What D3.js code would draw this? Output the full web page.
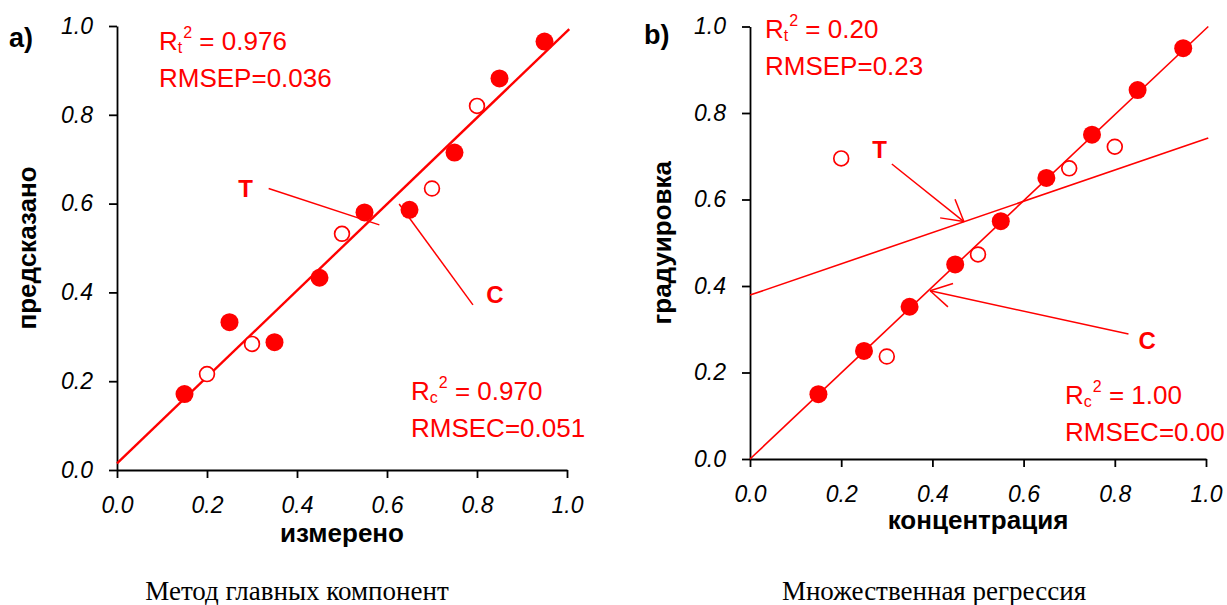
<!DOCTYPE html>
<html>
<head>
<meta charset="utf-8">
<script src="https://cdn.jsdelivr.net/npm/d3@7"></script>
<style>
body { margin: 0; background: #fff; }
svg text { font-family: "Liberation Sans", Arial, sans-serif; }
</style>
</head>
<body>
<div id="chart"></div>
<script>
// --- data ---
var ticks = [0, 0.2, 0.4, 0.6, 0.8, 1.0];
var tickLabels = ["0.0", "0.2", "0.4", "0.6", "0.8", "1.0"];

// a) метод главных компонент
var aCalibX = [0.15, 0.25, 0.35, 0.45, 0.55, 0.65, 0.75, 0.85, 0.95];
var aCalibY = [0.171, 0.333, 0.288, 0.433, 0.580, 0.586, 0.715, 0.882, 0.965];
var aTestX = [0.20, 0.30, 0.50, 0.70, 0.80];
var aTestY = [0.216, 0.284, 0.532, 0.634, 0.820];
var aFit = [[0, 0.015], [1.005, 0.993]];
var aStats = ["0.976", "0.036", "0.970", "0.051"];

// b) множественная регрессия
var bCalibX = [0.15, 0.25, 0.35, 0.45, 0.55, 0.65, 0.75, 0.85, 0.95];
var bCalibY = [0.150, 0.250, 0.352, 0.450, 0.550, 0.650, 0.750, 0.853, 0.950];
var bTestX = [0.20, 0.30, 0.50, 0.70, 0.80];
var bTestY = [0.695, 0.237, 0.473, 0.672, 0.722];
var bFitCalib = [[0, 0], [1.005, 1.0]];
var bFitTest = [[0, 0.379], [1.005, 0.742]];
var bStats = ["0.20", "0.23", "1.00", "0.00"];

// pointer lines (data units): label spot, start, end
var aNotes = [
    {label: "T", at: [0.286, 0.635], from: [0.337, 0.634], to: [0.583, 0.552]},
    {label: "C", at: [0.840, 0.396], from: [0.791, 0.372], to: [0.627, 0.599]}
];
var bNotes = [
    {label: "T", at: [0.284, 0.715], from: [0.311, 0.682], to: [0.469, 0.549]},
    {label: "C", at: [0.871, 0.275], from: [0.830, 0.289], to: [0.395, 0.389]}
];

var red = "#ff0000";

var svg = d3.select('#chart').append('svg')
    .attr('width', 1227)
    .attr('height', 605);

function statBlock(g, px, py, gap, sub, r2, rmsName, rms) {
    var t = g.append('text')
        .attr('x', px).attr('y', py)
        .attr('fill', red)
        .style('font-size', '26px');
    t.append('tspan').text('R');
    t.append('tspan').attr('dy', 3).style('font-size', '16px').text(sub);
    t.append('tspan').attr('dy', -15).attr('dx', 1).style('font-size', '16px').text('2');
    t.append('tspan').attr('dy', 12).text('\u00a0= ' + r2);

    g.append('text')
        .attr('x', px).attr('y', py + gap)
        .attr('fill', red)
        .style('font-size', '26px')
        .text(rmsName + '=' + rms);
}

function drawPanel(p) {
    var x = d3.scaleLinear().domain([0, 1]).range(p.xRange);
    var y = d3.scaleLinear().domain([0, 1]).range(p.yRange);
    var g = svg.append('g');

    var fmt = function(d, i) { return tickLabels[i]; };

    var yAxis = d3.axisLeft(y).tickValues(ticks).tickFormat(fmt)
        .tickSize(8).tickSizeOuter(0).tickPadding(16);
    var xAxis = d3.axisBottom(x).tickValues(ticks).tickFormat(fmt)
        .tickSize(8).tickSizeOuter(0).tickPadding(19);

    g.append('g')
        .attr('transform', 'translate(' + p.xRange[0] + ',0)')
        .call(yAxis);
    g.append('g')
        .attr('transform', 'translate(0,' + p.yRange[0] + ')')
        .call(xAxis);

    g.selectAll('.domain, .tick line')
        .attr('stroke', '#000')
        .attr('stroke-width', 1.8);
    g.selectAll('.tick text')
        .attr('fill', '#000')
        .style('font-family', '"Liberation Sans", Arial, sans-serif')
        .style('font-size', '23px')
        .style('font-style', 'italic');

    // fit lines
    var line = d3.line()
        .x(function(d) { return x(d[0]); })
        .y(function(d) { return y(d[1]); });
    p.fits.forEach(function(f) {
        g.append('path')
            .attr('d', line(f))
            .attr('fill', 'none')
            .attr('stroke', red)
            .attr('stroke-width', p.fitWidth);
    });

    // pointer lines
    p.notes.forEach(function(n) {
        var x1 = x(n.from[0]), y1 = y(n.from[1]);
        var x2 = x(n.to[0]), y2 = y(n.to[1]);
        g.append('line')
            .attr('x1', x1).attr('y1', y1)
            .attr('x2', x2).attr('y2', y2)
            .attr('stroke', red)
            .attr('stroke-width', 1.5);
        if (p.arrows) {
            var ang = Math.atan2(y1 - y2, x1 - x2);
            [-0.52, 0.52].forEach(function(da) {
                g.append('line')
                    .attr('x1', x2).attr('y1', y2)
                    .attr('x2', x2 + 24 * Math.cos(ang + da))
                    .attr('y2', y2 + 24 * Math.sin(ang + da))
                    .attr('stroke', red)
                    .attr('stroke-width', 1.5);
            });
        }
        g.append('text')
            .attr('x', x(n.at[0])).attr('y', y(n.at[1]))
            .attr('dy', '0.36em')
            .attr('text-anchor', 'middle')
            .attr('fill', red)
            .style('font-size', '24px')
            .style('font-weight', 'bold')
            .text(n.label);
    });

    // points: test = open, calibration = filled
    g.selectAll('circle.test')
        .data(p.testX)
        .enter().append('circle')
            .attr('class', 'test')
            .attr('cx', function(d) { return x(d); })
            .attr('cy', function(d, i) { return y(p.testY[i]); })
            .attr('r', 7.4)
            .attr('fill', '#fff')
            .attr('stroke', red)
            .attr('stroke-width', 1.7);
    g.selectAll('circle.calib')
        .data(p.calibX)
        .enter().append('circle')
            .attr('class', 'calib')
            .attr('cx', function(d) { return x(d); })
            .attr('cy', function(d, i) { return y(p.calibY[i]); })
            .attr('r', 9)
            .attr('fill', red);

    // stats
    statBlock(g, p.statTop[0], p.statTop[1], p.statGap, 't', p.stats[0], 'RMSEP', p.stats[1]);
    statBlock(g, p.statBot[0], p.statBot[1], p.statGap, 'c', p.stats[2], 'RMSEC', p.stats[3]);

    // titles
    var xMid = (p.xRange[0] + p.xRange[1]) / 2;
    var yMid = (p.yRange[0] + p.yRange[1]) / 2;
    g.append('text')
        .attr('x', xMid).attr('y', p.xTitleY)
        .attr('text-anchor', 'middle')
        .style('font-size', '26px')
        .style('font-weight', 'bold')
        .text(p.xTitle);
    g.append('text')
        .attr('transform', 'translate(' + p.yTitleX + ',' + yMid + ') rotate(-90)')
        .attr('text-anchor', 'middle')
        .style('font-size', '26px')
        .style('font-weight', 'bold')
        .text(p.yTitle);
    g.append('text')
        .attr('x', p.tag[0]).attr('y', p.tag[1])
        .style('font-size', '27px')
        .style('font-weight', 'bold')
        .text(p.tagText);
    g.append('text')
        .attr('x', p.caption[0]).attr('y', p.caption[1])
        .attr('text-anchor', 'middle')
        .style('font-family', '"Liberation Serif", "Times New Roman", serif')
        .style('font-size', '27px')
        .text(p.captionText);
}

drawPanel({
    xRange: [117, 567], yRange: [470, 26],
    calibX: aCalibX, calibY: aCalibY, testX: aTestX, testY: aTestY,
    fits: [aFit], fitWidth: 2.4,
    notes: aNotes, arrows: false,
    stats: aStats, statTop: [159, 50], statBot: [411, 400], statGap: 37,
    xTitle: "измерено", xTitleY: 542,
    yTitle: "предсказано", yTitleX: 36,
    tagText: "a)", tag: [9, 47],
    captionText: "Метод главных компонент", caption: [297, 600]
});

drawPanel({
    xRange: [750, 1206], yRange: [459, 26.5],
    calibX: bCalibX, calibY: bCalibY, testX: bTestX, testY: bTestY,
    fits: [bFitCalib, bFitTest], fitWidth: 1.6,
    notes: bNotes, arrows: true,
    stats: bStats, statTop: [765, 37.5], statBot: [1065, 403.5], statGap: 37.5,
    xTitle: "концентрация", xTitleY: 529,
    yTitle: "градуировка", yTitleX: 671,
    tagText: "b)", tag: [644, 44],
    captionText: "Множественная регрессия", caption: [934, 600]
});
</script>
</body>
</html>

Given request:
Every line from the top of the material above through the line with "t.append('tspan').attr('dy', 12).text('\u00a0= '" should be duplicated exactly, please; leave out the pictures.

Exercise result:
What D3.js code would draw this? Output the full web page.
<!DOCTYPE html>
<html>
<head>
<meta charset="utf-8">
<script src="https://cdn.jsdelivr.net/npm/d3@7"></script>
<style>
body { margin: 0; background: #fff; }
svg text { font-family: "Liberation Sans", Arial, sans-serif; }
</style>
</head>
<body>
<div id="chart"></div>
<script>
// --- data ---
var ticks = [0, 0.2, 0.4, 0.6, 0.8, 1.0];
var tickLabels = ["0.0", "0.2", "0.4", "0.6", "0.8", "1.0"];

// a) метод главных компонент
var aCalibX = [0.15, 0.25, 0.35, 0.45, 0.55, 0.65, 0.75, 0.85, 0.95];
var aCalibY = [0.171, 0.333, 0.288, 0.433, 0.580, 0.586, 0.715, 0.882, 0.965];
var aTestX = [0.20, 0.30, 0.50, 0.70, 0.80];
var aTestY = [0.216, 0.284, 0.532, 0.634, 0.820];
var aFit = [[0, 0.015], [1.005, 0.993]];
var aStats = ["0.976", "0.036", "0.970", "0.051"];

// b) множественная регрессия
var bCalibX = [0.15, 0.25, 0.35, 0.45, 0.55, 0.65, 0.75, 0.85, 0.95];
var bCalibY = [0.150, 0.250, 0.352, 0.450, 0.550, 0.650, 0.750, 0.853, 0.950];
var bTestX = [0.20, 0.30, 0.50, 0.70, 0.80];
var bTestY = [0.695, 0.237, 0.473, 0.672, 0.722];
var bFitCalib = [[0, 0], [1.005, 1.0]];
var bFitTest = [[0, 0.379], [1.005, 0.742]];
var bStats = ["0.20", "0.23", "1.00", "0.00"];

// pointer lines (data units): label spot, start, end
var aNotes = [
    {label: "T", at: [0.286, 0.635], from: [0.337, 0.634], to: [0.583, 0.552]},
    {label: "C", at: [0.840, 0.396], from: [0.791, 0.372], to: [0.627, 0.599]}
];
var bNotes = [
    {label: "T", at: [0.284, 0.715], from: [0.311, 0.682], to: [0.469, 0.549]},
    {label: "C", at: [0.871, 0.275], from: [0.830, 0.289], to: [0.395, 0.389]}
];

var red = "#ff0000";

var svg = d3.select('#chart').append('svg')
    .attr('width', 1227)
    .attr('height', 605);

function statBlock(g, px, py, gap, sub, r2, rmsName, rms) {
    var t = g.append('text')
        .attr('x', px).attr('y', py)
        .attr('fill', red)
        .style('font-size', '26px');
    t.append('tspan').text('R');
    t.append('tspan').attr('dy', 3).style('font-size', '16px').text(sub);
    t.append('tspan').attr('dy', -15).attr('dx', 1).style('font-size', '16px').text('2');
    t.append('tspan').attr('dy', 12).text('\u00a0= ' + r2);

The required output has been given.